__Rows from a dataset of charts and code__
——————

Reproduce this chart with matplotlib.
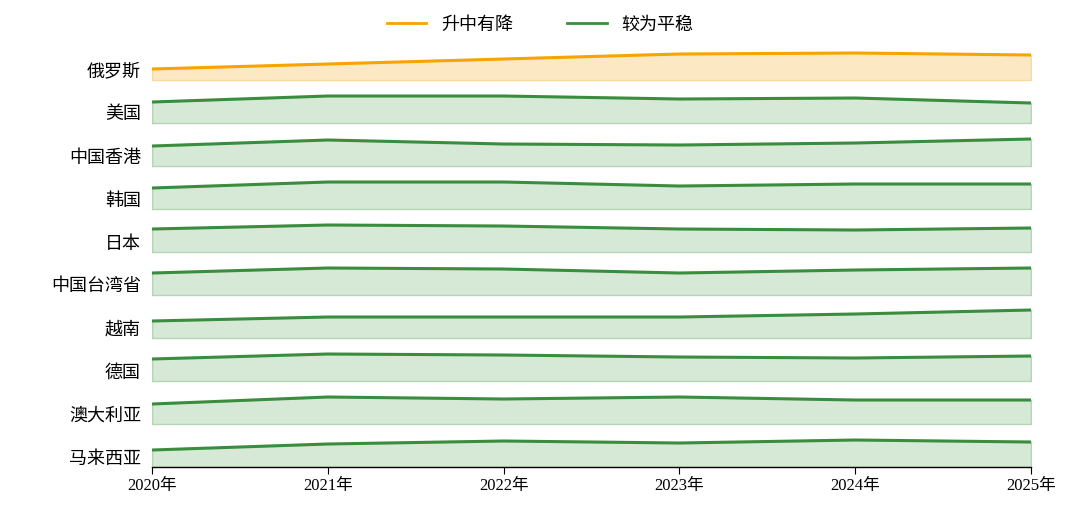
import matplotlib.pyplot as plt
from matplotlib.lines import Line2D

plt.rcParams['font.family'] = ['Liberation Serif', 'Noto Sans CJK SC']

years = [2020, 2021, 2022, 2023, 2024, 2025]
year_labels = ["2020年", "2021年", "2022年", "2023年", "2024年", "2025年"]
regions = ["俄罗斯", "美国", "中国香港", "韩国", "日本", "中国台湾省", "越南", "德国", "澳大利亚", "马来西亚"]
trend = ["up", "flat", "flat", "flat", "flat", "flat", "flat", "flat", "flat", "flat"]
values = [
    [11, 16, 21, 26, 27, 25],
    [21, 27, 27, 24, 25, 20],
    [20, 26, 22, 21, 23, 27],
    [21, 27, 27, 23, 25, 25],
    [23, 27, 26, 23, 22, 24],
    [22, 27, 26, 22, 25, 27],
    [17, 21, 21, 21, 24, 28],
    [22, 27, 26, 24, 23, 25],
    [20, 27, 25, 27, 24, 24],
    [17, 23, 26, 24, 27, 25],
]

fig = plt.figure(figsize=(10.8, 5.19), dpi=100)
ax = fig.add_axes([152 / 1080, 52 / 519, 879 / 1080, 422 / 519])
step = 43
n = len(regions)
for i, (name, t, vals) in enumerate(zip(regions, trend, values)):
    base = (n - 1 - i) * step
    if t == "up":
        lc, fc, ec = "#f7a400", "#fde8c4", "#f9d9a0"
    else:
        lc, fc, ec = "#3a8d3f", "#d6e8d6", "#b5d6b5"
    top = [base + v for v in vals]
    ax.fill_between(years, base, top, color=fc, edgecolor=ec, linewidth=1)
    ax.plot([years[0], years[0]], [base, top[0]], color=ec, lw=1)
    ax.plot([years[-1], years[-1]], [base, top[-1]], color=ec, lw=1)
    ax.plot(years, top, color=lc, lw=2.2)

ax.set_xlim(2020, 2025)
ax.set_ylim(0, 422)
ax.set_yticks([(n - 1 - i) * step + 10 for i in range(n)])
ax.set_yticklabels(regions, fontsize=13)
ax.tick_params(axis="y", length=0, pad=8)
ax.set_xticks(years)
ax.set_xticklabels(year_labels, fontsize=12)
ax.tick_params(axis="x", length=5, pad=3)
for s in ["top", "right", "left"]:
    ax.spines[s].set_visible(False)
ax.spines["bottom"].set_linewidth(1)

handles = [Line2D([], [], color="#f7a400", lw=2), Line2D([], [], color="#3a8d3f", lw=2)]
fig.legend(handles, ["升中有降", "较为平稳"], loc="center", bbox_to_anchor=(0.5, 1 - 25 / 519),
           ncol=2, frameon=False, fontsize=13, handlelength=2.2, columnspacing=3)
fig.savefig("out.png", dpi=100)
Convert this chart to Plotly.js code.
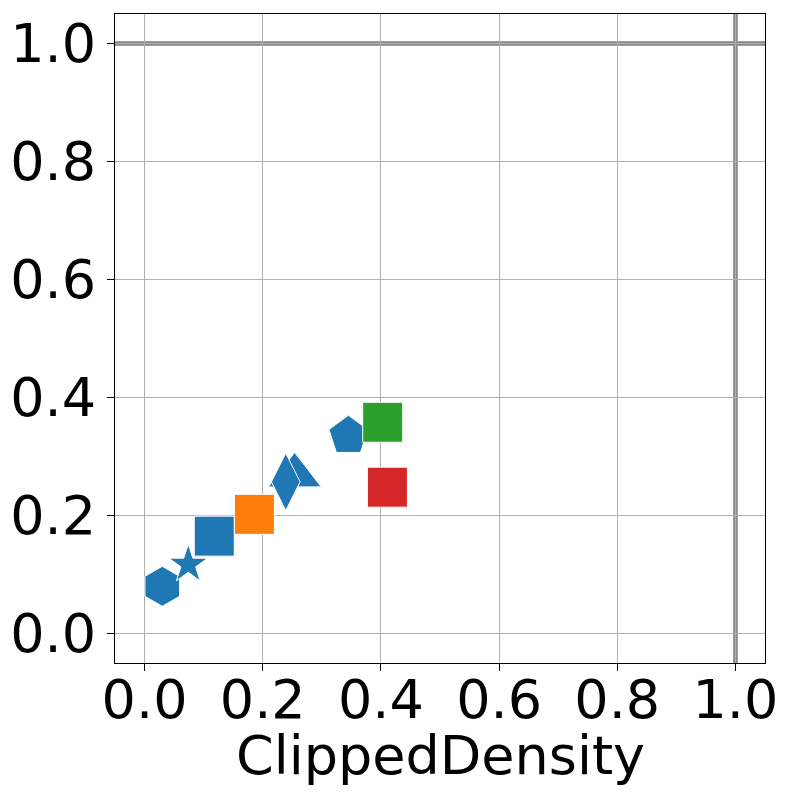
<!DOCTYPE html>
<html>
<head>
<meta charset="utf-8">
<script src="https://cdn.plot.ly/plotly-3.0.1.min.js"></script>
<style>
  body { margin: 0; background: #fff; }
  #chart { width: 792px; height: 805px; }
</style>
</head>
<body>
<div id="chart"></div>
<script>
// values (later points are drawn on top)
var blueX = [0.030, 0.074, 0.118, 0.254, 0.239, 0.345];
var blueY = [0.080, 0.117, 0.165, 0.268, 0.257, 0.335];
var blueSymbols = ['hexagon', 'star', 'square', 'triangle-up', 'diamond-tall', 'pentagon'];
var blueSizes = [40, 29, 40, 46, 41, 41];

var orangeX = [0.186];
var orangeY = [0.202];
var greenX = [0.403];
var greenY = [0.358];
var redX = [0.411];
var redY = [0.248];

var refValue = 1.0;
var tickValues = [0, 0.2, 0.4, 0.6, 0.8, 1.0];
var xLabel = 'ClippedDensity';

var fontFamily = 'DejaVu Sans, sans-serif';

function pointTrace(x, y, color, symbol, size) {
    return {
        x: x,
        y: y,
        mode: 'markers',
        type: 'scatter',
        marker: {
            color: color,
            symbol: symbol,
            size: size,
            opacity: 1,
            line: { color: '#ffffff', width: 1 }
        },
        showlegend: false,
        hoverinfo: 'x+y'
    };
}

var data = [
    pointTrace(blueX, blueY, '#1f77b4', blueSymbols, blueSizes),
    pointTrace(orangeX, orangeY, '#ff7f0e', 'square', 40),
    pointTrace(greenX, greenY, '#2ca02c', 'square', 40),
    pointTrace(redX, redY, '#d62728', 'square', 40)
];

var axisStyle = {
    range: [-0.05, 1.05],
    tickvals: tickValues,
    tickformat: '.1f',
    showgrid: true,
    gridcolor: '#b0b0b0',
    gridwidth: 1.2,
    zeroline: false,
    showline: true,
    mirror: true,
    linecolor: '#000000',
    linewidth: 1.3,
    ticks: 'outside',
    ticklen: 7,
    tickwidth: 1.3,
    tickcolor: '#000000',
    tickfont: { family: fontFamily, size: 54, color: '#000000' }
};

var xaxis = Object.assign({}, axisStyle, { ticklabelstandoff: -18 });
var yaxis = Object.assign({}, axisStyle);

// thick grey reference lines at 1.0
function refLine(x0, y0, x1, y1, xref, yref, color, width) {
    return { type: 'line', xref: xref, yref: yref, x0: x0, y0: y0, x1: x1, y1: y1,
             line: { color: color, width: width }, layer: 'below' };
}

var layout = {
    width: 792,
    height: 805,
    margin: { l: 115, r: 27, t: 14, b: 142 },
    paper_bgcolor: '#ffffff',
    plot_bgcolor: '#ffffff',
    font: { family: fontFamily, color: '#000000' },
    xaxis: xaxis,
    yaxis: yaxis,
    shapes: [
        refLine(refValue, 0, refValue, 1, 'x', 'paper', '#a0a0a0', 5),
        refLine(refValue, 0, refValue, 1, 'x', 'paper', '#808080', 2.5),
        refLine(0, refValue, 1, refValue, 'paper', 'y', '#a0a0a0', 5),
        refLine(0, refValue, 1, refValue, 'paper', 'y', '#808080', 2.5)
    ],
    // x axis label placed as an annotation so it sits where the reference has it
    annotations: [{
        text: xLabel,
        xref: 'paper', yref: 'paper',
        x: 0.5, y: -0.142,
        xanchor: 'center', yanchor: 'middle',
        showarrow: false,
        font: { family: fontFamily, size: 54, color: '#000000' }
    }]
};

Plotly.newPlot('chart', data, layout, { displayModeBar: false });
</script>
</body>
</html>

——————

__PROBLEM STATEMENT__
Please take the lines from the beginning of the data above through the line holding "plt.rcParams['font.family'] = ['Liberation" and transcribe them exactly, without any pictures.

__WRITTEN RESPONSE__
Reproduce this chart with matplotlib.
import matplotlib.pyplot as plt
from matplotlib.lines import Line2D

plt.rcParams['font.family'] = ['Liberation Serif', 'Noto Sans CJK SC']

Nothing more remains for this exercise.